Find the string "this" in the listing and report every line that has it.

----- Extracted data -----

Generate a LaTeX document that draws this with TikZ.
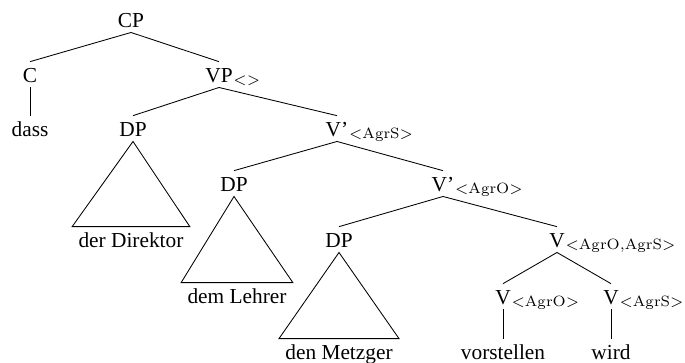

-----
----- Extracted data -----

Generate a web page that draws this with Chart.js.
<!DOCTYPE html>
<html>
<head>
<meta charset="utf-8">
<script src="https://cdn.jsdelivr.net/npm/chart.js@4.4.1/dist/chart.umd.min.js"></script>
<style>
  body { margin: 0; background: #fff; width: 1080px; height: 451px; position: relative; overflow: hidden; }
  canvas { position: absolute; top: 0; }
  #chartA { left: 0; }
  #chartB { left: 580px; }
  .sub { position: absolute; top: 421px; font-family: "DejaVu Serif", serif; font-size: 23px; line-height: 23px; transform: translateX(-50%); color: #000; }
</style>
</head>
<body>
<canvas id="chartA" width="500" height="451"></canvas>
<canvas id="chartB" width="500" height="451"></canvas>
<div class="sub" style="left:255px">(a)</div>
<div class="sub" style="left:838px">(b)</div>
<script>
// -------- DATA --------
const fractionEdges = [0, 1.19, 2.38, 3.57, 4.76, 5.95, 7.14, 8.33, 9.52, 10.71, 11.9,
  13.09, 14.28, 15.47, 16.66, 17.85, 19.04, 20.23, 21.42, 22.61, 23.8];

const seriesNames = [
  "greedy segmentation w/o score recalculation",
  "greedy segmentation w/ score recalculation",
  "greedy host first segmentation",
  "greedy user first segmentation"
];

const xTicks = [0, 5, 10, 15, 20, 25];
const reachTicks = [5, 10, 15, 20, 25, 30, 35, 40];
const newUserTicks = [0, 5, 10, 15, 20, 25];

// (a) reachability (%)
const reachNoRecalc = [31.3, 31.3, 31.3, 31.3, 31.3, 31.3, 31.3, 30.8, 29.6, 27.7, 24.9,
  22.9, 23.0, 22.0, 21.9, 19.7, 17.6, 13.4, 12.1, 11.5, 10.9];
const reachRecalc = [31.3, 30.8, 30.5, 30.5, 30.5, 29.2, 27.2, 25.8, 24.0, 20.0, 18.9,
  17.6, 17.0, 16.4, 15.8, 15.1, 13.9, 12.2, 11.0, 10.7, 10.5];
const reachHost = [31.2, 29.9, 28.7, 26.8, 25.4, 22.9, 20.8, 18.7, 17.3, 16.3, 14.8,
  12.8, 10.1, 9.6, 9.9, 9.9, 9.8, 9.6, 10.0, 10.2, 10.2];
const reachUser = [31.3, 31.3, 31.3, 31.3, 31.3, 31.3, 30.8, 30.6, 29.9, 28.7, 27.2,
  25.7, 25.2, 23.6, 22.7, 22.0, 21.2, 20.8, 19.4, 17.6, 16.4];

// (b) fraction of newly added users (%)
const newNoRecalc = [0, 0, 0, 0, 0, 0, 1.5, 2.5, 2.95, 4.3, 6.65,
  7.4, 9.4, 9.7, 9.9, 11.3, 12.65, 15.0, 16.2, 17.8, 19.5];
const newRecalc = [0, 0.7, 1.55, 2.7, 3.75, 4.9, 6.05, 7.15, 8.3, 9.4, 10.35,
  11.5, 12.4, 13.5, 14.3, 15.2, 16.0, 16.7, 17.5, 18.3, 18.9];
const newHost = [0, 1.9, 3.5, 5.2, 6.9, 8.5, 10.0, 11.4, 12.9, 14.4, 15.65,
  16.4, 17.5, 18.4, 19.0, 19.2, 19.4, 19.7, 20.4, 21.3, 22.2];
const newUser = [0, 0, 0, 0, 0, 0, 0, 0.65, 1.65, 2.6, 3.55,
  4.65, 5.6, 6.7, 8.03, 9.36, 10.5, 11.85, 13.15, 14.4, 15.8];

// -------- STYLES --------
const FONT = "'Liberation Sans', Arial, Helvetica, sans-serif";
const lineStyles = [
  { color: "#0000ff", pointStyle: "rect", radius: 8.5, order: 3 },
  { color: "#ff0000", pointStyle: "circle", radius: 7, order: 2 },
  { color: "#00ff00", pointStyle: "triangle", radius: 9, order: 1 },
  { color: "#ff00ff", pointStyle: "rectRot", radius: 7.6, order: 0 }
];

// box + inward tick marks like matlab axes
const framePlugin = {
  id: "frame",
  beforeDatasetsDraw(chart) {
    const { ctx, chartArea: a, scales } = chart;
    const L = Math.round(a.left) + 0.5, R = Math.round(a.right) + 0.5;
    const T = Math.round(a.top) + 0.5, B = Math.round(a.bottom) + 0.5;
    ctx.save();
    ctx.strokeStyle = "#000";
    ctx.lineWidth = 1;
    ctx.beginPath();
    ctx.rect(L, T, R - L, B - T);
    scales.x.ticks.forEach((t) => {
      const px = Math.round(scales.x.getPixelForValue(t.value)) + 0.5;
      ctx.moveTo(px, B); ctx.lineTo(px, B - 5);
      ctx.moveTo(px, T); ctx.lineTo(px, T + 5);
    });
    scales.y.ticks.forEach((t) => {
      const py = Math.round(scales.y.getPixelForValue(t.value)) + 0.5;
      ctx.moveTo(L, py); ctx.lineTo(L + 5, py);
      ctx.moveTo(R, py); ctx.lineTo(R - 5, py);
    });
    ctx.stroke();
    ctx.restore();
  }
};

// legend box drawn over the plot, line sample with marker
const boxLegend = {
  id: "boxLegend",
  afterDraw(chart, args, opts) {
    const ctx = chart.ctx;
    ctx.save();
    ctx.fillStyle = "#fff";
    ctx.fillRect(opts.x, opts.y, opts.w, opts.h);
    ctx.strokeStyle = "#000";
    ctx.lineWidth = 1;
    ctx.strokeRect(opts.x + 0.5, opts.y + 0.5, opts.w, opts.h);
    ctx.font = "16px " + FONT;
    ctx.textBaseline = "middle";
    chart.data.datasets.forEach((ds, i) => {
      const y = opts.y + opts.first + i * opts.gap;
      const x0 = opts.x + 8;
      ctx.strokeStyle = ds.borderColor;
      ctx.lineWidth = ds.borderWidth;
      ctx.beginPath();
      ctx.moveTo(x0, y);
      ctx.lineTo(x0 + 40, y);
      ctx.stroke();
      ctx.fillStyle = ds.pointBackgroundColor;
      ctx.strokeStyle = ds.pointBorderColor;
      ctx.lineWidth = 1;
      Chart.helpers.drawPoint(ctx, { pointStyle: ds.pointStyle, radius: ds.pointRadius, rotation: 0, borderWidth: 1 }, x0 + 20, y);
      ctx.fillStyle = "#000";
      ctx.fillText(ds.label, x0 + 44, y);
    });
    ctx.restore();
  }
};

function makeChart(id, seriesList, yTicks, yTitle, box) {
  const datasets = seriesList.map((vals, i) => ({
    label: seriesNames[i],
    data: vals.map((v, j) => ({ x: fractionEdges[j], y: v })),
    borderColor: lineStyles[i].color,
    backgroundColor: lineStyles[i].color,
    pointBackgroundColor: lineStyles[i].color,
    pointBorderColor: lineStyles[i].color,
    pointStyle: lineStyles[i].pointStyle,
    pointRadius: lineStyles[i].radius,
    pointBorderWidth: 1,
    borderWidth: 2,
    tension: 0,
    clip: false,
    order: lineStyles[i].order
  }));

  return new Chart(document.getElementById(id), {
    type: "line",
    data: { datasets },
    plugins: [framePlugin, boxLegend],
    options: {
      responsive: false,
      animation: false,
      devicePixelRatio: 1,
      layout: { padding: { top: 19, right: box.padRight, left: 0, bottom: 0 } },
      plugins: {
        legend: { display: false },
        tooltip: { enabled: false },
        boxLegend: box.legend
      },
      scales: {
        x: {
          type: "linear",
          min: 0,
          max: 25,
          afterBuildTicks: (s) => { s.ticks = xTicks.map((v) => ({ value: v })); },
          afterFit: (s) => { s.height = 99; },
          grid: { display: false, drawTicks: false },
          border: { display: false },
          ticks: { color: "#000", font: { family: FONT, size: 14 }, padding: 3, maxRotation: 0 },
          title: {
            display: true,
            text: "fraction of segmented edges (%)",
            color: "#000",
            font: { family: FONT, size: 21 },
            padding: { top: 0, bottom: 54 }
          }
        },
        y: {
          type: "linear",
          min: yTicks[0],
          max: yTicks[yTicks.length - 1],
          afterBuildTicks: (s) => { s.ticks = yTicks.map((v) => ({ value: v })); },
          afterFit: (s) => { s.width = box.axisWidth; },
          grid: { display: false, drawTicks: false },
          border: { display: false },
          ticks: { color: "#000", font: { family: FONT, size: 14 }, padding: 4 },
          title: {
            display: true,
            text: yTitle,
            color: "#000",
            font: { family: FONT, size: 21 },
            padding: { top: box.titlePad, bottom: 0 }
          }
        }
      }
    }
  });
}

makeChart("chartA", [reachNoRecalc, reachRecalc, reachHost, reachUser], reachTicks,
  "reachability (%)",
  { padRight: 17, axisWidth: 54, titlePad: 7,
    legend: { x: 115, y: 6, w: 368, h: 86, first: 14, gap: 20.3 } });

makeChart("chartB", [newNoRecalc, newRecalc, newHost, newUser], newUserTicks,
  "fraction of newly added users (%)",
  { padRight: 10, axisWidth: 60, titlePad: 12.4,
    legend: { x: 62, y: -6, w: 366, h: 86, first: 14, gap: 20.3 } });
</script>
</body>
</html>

-----

» Result of the task:
Generate a LaTeX document that draws this with TikZ.
Generate a web page that draws this with Chart.js.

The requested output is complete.